Finance | Gareth Jones | 25 Mar 2010

Civil society organisations can have a “key role” in protecting public services by taking an active involvement in the Department for Communities and Local Government’s Total Place project, according to a report on the 13 pilot schemes.

The project takes a new approach to public service delivery by bringing together local stakeholders to assess what the government’s total spend is in that area, and determine how to “join up” local services and deliver them better.

The report reveals that the approach will now be extended across all English regions in an attempt to maintain public services while the government tackles the national deficit.

It singles out as the pilots in Birmingham and Gateshead as effective examples of voluntary sector involvement.
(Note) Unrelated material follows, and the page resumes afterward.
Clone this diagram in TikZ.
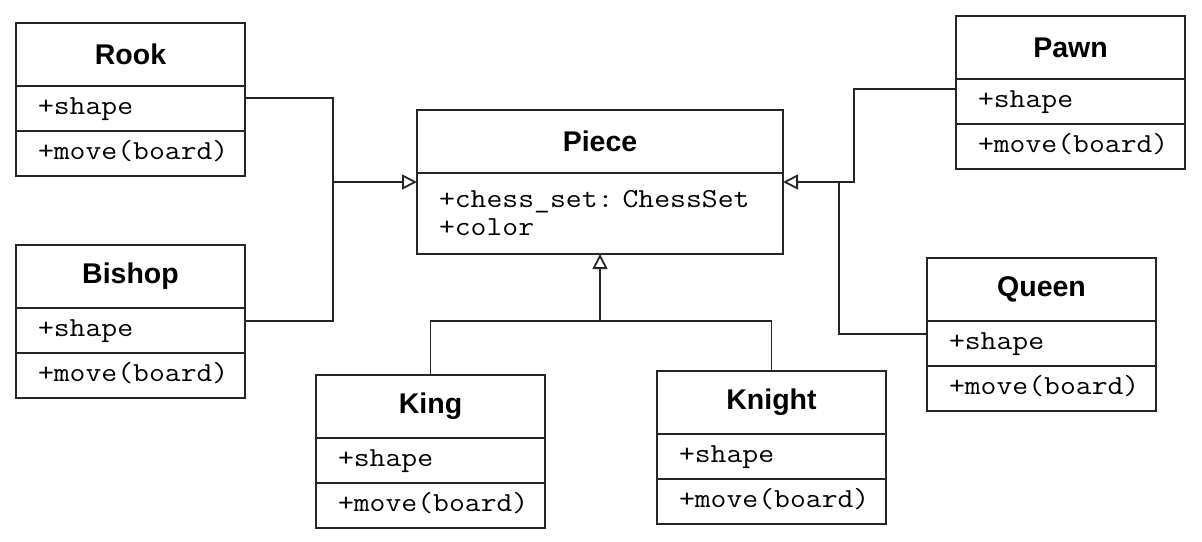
\documentclass[tikz,border=0pt]{standalone}
\usepackage{fontspec}
\setmainfont{Liberation Sans}
\setmonofont[FakeStretch=1.12]{Latin Modern Mono}
\usetikzlibrary{arrows.meta,calc}
\tikzset{
  cls/.style={draw=black!85, line width=1.8pt, anchor=north west, inner sep=0pt, outer sep=0pt},
  ttl/.style={cls, minimum width=#1, minimum height=63pt, align=center,
     font=\fontsize{28.5}{30}\selectfont\bfseries},
  row/.style={cls, minimum width=#1, text width=#1-44pt, inner xsep=22pt, minimum height=45pt,
     align=left, font=\fontsize{27.5}{30}\selectfont\ttfamily},
  conn/.style={draw=black!85, line width=1.8pt},
  inh/.style={conn, -{Triangle[open, length=15pt, width=15pt, line width=1.8pt]}},
}
\newcommand\umlcls[5]{% name, x, y, title, attribute
  \node[ttl=229pt] (#1-t) at (#2,#3) {#4};
  \node[row=229pt] (#1-a) at (#1-t.south west) {\strut#5};
  \node[row=229pt] (#1-m) at (#1-a.south west) {\strut+move(board)};
}
\begin{document}
\begin{tikzpicture}[x=1pt,y=-1pt]
\useasboundingbox (0,0) rectangle (1202,541);
\umlcls{rook}{16}{23}{Rook}{+shape}
\umlcls{bishop}{16}{245}{Bishop}{+shape}
\umlcls{pawn}{956}{16}{Pawn}{+shape}
\umlcls{queen}{927}{258}{Queen}{+shape}
\umlcls{king}{316}{375}{King}{+shape}
\umlcls{knight}{657}{371}{Knight}{+shape}
\node[ttl=366pt] (piece-t) at (417,110) {Piece};
\node[row=366pt, minimum height=81pt] (piece-a) at (piece-t.south west)
  {+chess\_set:~ChessSet\\[-2pt]+color};
% junctions
\coordinate (jl) at (333,182);
\coordinate (jp) at (854,182);
\coordinate (jr) at (839,182);
\coordinate (jb) at (600,321);
\coordinate (pl) at (piece-a.west |- jl);
\coordinate (pr) at (piece-a.east |- jr);
% left
\draw[conn] ($(rook-a.north east)+(0,12)$) -| (jl);
\draw[conn] ($(bishop-a.north east)+(0,13)$) -| (jl);
\draw[inh] (jl) -- (pl);
% right
\draw[conn] ($(pawn-a.north west)+(0,10)$) -| (jp) -- (jr);
\draw[conn] ($(queen-a.north west)+(0,13)$) -| (jr);
\draw[inh] (jr) -- (pr);
% bottom
\draw[conn] (king-t.north) |- (jb) -| (knight-t.north);
\draw[inh] (jb) -- (piece-a.south);
\end{tikzpicture}
\end{document}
A high-level officials’ group is being chaired by Lord Michael Bichard (pictured) which meets every month.

Stuart Etherington, chief executive of NCVO, praised the scheme but added: “The pilot projects show a mixed picture with some authorities failing to work with the sector at all.

“Voluntary organisations play a crucial role not only in delivering services but in developing successful policies and advocating and campaigning for disadvantaged people.

“It is vital that future projects get to grips with what our sector can offer and respect all three roles, something we will be working hard to ensure.”

Speaking in the forthcoming April issue of Charity Finance, minister for the third sector Angela Smith cited the scheme as an example of Labour successfully engaging with localism.

“They were done quite quickly so third sector involvement was better in some areas than in others, but where the sector has been involved it has worked really well.”